Stored dataset items:
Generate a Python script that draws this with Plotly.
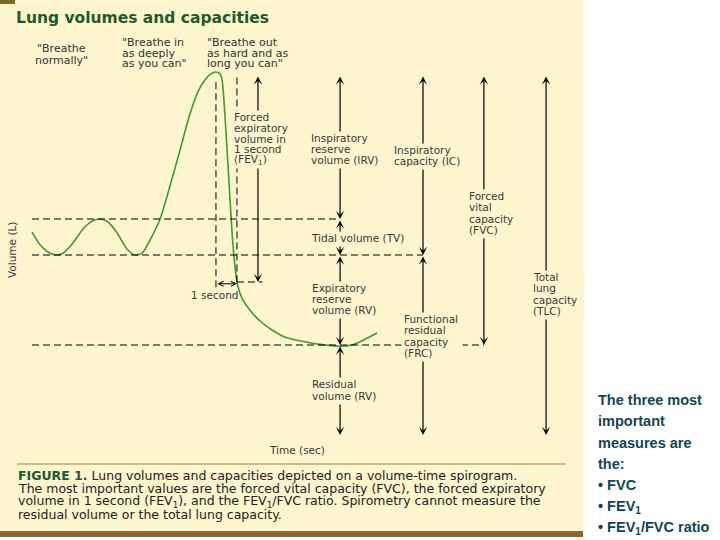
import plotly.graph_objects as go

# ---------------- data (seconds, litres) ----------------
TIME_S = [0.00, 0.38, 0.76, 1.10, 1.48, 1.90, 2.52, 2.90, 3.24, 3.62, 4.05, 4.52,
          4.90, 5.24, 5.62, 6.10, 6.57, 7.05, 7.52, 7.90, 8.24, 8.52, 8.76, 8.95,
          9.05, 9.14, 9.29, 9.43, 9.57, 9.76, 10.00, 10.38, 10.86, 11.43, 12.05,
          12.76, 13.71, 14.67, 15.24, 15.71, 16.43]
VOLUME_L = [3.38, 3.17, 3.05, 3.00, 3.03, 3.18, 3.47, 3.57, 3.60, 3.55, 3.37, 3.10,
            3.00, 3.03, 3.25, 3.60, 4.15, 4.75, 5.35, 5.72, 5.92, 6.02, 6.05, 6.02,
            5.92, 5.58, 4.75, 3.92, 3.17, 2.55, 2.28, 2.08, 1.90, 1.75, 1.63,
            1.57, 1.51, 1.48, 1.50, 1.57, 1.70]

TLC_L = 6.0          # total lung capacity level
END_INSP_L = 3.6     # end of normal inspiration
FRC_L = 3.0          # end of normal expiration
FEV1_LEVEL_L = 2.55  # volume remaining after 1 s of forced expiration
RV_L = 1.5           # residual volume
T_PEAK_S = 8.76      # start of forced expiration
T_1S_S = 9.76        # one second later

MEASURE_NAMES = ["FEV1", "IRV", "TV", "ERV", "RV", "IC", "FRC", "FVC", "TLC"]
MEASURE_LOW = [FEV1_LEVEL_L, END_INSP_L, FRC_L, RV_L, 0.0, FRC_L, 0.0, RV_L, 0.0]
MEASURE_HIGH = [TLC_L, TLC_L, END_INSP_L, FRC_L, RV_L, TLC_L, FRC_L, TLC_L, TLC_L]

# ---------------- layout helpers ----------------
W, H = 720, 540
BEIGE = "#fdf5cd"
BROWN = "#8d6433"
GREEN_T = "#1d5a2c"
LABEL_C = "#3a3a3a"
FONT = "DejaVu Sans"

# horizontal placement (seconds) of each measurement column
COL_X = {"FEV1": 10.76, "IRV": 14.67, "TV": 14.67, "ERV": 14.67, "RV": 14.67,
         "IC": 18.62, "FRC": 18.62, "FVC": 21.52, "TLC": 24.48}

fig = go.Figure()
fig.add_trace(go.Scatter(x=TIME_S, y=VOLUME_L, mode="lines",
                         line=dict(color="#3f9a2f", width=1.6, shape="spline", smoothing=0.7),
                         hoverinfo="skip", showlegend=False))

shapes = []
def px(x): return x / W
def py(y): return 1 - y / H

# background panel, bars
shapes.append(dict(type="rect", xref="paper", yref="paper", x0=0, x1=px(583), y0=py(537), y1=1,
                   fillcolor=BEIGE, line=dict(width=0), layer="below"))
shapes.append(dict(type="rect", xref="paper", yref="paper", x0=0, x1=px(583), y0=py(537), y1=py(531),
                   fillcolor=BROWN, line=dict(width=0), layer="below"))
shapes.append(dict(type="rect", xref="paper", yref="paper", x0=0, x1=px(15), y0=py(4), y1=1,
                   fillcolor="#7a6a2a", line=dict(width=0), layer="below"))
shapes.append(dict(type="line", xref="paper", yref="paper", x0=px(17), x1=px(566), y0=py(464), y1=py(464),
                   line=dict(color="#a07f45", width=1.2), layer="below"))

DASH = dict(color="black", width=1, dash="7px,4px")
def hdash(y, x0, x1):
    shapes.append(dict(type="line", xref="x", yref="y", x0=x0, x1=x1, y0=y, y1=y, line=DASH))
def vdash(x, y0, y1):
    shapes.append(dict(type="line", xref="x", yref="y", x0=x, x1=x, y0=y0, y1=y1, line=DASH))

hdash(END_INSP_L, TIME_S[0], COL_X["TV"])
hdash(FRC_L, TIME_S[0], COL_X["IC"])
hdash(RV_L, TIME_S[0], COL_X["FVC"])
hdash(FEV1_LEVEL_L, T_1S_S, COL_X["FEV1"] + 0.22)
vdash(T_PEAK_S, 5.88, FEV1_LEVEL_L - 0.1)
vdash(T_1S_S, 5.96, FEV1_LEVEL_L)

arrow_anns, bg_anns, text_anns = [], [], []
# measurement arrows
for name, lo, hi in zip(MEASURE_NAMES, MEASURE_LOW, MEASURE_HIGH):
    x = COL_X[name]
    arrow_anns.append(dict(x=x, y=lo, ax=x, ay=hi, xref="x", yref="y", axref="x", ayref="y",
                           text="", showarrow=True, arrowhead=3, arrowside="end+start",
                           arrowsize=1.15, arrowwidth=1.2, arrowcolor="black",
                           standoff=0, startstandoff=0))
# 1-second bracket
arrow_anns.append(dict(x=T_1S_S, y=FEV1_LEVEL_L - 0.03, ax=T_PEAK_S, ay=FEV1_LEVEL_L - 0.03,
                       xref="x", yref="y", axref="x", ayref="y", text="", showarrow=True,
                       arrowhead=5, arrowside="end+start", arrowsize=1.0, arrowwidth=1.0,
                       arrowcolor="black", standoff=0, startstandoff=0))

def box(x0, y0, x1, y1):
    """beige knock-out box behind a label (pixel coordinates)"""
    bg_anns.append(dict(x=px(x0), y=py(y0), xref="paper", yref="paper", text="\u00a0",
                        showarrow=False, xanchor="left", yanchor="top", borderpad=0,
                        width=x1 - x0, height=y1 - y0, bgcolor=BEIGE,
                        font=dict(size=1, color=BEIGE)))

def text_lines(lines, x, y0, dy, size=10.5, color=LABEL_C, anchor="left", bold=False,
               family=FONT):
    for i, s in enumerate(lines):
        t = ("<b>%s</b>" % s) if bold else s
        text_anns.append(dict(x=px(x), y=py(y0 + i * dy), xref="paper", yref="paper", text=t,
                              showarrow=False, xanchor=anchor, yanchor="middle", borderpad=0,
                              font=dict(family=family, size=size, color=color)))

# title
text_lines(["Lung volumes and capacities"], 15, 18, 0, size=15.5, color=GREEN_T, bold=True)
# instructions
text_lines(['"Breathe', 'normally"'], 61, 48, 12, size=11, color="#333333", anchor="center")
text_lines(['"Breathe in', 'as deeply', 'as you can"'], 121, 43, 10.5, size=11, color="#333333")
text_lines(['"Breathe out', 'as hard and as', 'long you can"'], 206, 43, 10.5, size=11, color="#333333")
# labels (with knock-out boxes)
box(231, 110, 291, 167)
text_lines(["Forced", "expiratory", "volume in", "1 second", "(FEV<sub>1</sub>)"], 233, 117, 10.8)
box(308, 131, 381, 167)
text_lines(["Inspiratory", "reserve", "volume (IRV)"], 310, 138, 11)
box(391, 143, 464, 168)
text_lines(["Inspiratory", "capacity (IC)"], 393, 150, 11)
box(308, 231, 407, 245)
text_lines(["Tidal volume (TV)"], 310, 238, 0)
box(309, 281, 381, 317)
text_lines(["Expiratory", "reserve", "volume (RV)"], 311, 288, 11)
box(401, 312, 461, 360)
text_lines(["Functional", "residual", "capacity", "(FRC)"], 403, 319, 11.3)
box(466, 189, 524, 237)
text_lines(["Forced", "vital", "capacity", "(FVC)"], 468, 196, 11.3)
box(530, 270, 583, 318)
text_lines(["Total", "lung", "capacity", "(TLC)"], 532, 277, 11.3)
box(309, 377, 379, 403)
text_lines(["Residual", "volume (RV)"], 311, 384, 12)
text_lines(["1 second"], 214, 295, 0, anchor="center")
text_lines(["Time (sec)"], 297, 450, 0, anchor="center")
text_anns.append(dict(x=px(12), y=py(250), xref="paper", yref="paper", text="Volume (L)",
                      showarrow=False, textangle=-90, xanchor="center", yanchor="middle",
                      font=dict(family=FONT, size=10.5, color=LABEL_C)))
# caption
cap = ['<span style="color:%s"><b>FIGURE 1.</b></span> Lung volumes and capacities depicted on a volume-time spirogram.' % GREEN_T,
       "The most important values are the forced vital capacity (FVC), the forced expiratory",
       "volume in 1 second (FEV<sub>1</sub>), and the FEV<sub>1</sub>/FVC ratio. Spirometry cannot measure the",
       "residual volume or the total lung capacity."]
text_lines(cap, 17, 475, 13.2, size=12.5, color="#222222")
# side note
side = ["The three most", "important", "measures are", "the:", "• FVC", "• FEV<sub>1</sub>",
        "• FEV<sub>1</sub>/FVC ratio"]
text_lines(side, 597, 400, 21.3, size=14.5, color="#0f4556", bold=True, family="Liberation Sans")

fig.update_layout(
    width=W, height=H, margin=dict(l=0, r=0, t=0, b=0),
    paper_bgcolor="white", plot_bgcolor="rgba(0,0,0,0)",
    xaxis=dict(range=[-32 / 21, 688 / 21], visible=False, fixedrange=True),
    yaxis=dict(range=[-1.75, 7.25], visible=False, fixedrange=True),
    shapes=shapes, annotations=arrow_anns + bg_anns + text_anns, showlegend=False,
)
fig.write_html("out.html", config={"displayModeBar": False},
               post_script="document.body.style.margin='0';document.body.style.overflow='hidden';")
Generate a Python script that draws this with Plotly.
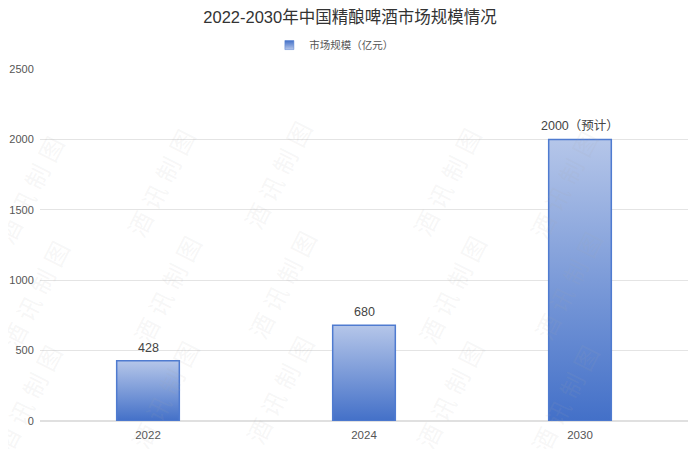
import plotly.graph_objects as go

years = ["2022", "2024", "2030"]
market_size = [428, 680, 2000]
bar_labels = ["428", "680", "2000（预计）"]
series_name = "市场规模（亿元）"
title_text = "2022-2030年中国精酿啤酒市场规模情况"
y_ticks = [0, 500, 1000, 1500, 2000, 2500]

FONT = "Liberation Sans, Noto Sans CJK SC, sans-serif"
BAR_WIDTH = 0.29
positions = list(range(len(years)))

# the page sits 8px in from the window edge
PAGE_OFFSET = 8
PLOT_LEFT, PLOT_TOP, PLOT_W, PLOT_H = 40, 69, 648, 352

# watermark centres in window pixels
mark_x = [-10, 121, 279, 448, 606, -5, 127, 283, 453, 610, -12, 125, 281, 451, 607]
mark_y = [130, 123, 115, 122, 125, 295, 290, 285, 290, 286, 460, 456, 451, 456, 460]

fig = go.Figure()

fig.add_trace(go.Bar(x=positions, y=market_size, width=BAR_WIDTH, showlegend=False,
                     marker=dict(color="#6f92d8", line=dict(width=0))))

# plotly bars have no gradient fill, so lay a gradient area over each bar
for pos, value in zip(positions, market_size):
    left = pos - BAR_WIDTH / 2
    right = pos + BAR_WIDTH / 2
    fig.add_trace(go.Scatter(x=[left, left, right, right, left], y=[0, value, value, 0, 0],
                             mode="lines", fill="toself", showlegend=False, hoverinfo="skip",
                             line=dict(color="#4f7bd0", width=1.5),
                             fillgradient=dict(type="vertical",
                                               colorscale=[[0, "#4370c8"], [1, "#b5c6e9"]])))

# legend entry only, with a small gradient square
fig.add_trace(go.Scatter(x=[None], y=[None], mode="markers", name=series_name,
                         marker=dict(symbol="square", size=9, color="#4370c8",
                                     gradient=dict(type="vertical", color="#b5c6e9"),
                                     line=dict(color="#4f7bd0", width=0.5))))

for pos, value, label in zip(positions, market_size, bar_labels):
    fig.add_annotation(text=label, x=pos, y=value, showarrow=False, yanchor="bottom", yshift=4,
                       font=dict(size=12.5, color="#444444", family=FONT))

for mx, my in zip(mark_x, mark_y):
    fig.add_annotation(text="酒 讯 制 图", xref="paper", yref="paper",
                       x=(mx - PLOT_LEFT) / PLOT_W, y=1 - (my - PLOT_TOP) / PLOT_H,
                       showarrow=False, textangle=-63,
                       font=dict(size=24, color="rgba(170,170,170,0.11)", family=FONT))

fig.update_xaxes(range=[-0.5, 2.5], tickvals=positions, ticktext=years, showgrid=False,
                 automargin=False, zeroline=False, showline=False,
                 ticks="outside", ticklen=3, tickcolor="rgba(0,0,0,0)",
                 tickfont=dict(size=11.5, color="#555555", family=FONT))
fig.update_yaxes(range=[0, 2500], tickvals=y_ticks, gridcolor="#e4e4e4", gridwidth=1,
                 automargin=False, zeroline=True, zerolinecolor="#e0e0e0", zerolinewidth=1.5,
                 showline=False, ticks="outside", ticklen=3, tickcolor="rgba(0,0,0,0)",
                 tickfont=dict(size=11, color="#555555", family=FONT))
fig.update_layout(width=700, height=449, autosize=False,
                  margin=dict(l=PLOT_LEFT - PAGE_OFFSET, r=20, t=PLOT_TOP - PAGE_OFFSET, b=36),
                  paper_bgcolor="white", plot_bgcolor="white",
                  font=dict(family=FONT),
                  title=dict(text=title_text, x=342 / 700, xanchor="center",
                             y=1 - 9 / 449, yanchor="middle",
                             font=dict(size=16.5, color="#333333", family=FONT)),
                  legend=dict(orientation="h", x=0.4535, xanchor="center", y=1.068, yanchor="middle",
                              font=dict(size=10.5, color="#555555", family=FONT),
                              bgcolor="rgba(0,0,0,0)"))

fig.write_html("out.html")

---

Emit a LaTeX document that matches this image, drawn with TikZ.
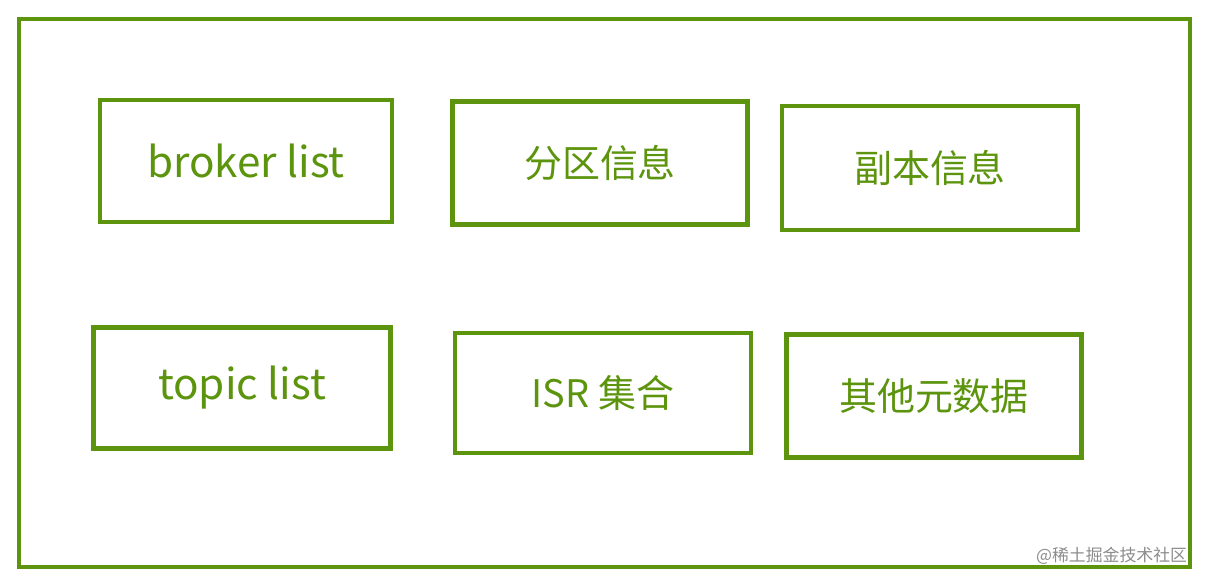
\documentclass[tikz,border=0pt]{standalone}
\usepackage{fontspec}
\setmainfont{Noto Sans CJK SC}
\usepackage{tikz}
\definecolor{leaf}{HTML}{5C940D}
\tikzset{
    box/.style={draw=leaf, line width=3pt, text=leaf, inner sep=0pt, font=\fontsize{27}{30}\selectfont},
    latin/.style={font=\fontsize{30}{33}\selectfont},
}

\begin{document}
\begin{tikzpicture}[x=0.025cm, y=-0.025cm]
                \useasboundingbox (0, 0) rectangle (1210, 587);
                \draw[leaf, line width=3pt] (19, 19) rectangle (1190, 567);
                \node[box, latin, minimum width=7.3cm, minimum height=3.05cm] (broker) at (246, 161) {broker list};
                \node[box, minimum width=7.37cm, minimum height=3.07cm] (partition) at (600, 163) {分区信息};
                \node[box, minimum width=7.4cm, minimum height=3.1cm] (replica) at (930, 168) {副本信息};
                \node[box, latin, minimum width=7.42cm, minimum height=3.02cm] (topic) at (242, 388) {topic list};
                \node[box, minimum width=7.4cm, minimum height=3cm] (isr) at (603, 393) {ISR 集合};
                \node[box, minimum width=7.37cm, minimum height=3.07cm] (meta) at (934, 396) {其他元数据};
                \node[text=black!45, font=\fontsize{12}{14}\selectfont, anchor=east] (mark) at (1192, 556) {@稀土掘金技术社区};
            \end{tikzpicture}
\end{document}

## What to produce
Look through the records and count each line that holds "with". Write only the total.

## Finished exercise
5